## STATED EXERCISE:
Reproduce exactly the lines below, from the first one through the line containing "(694,614) -- cycle;", and omit any pictures.

## DATA EXCERPT:
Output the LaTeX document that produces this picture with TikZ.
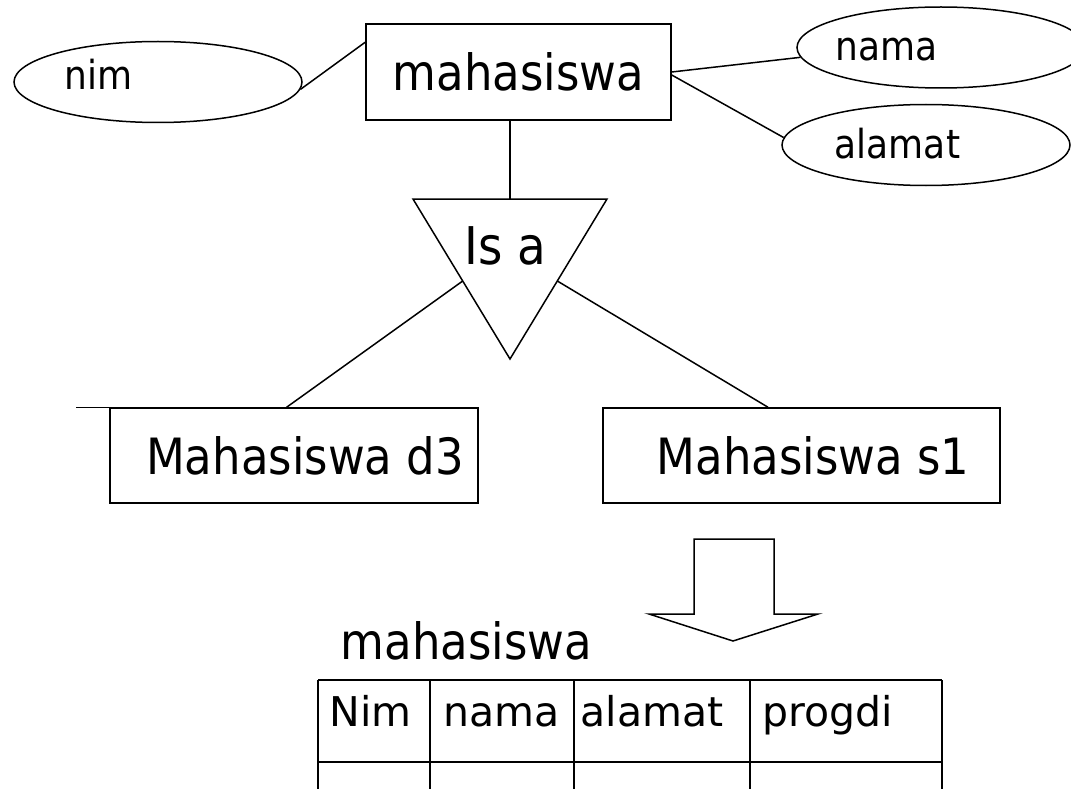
\documentclass[tikz,border=0pt]{standalone}
\usepackage{fontspec}
\setmainfont{DejaVu Sans}[FakeStretch=0.9]
\newfontfamily\tablefont{DejaVu Sans}
\usetikzlibrary{shapes.geometric,calc}
\begin{document}
\begin{tikzpicture}[x=1pt,y=-1pt, line width=1.5pt, line join=miter,
  ent/.style={draw, rectangle, inner sep=0pt, font=\fontsize{50}{60}\selectfont},
  attr/.style={draw, ellipse, minimum width=288pt, minimum height=81pt, inner sep=0pt},
  lbl/.style={anchor=base west, inner sep=0pt, font=\fontsize{40}{48}\selectfont},
  big/.style={anchor=base west, inner sep=0pt, font=\fontsize{50}{60}\selectfont},
  cell/.style={anchor=base west, inner sep=0pt, font=\tablefont\fontsize{41}{48}\selectfont}]
\useasboundingbox (0,0) rectangle (1071,789);

% entity and attributes
\node[ent, minimum width=305pt, minimum height=96pt] (mb) at (518.5,72) {mahasiswa};
\node[attr] (nim) at (158,82) {};
\node[attr] (nama) at (941,47.5) {};
\node[attr] (alamat) at (926,145) {};
\node[lbl] (nimT) at (64,90) {nim};
\node[lbl] (namaT) at (835,61) {nama};
\node[lbl] (alamatT) at (834,158) {alamat};

\draw (nim.-3.5) -- (mb.169);
\draw (mb.east) -- (nama.184);
\draw ($(mb.east)+(0,3)$) -- (alamat.177);

% ISA triangle
\coordinate (T1) at (413,199);
\coordinate (T2) at (607,199);
\coordinate (T3) at (510,359);
\coordinate (tTop) at (510,199);
\draw (T1) -- (T2) -- (T3) -- cycle;
\node[big, font=\fontsize{52}{60}\selectfont] (isa) at (464,264) {Is a};
\draw (mb.south -| tTop) -- (tTop);

% subclasses
\node[ent, minimum width=368pt, minimum height=95pt] (d3) at (294,455.5) {\hspace*{22pt}Mahasiswa d3};
\node[ent, minimum width=397pt, minimum height=95pt] (s1) at (801.5,455.5) {\hspace*{23pt}Mahasiswa s1};
\draw ($(T1)!0.5125!(T3)$) -- ($(d3.north west)!0.48!(d3.north east)$);
\draw ($(T2)!0.5125!(T3)$) -- ($(s1.north west)!0.416!(s1.north east)$);
\draw (d3.north west) -- ++(-33,0);

% block arrow
\draw (694,539) -- (774,539) -- (774,614) -- (818,614) -- (733,641) -- (649,614) -- (694,614) -- cycle;

% table
\node[big] (tblname) at (340,659) {mahasiswa};
\draw (318,680) -- (942,680);
\draw (318,762) -- (942,762);
\foreach \x in {318,430,574,750,942} \draw (\x,680) -- (\x,789);
\node[cell] (c1) at (329,726) {Nim};
\node[cell] (c2) at (443,726) {nama};
\node[cell] (c3) at (580,726) {alamat};
\node[cell] (c4) at (762,726) {progdi};
\end{tikzpicture}
\end{document}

## SOLUTION:
Output the LaTeX document that produces this picture with TikZ.
\documentclass[tikz,border=0pt]{standalone}
\usepackage{fontspec}
\setmainfont{DejaVu Sans}[FakeStretch=0.9]
\newfontfamily\tablefont{DejaVu Sans}
\usetikzlibrary{shapes.geometric,calc}
\begin{document}
\begin{tikzpicture}[x=1pt,y=-1pt, line width=1.5pt, line join=miter,
  ent/.style={draw, rectangle, inner sep=0pt, font=\fontsize{50}{60}\selectfont},
  attr/.style={draw, ellipse, minimum width=288pt, minimum height=81pt, inner sep=0pt},
  lbl/.style={anchor=base west, inner sep=0pt, font=\fontsize{40}{48}\selectfont},
  big/.style={anchor=base west, inner sep=0pt, font=\fontsize{50}{60}\selectfont},
  cell/.style={anchor=base west, inner sep=0pt, font=\tablefont\fontsize{41}{48}\selectfont}]
\useasboundingbox (0,0) rectangle (1071,789);

% entity and attributes
\node[ent, minimum width=305pt, minimum height=96pt] (mb) at (518.5,72) {mahasiswa};
\node[attr] (nim) at (158,82) {};
\node[attr] (nama) at (941,47.5) {};
\node[attr] (alamat) at (926,145) {};
\node[lbl] (nimT) at (64,90) {nim};
\node[lbl] (namaT) at (835,61) {nama};
\node[lbl] (alamatT) at (834,158) {alamat};

\draw (nim.-3.5) -- (mb.169);
\draw (mb.east) -- (nama.184);
\draw ($(mb.east)+(0,3)$) -- (alamat.177);

% ISA triangle
\coordinate (T1) at (413,199);
\coordinate (T2) at (607,199);
\coordinate (T3) at (510,359);
\coordinate (tTop) at (510,199);
\draw (T1) -- (T2) -- (T3) -- cycle;
\node[big, font=\fontsize{52}{60}\selectfont] (isa) at (464,264) {Is a};
\draw (mb.south -| tTop) -- (tTop);

% subclasses
\node[ent, minimum width=368pt, minimum height=95pt] (d3) at (294,455.5) {\hspace*{22pt}Mahasiswa d3};
\node[ent, minimum width=397pt, minimum height=95pt] (s1) at (801.5,455.5) {\hspace*{23pt}Mahasiswa s1};
\draw ($(T1)!0.5125!(T3)$) -- ($(d3.north west)!0.48!(d3.north east)$);
\draw ($(T2)!0.5125!(T3)$) -- ($(s1.north west)!0.416!(s1.north east)$);
\draw (d3.north west) -- ++(-33,0);

% block arrow
\draw (694,539) -- (774,539) -- (774,614) -- (818,614) -- (733,641) -- (649,614) -- (694,614) -- cycle;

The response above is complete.